DOHA (Reuters) - A United Arab Emirates warship was damaged in a strategic Red Sea shipping lane off the coast of Yemen on Saturday but there were no injuries to its crew, the UAE military said.
Hundreds of Emirati soldiers in a Saudi-led coalition have been fighting Yemen's Iran-allied Houthis who control the capital and training Yemeni troops in the port of Aden to help rebuild a state loyal to exiled president Abd-Rabbu Mansour Hadi.
"General Command of the Armed Forces said one of its leased vessels suffered an incident in the Bab al-Mandab strait this morning during a return trip from a mission in Aden. No injures were caused," UAE state news agency WAM said in a statement.
The armed forces are investigating the cause of the incident, it added.
In a statement on Saturday the Houthis said their forces had destroyed a UAE military vessel that was advancing towards the the Red Sea port of Al-Mokha.

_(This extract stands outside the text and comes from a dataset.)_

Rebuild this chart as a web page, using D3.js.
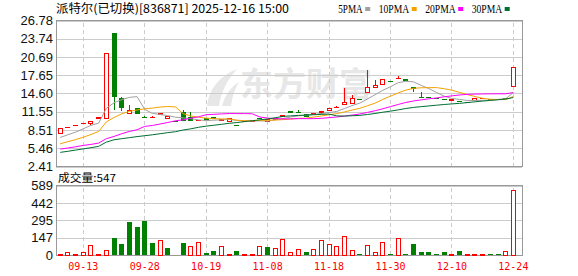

"Armed forces destroyed with a missile a military vessel belonging to the forces of the UAE," a military official was quoted as saying by the Saba Yemeni news agency, which has been run by the dominant Houthi movement since it seized Sanaa last year.
In 2013, more than 3.4 million barrels of oil per day passed through the 20 km (12 mile) wide Bab al-Mandab, according to the U.S. Energy Information Administration.
A spokesperson for the Saudi-led coalition could not be immediately reached for comment.
A senior Emirati commander was among dozens killed in a Tochka rocket strike in 2015 on an army camp near Bab al-Mandab, one of the bloodiest setbacks for Gulf forces in months of fighting.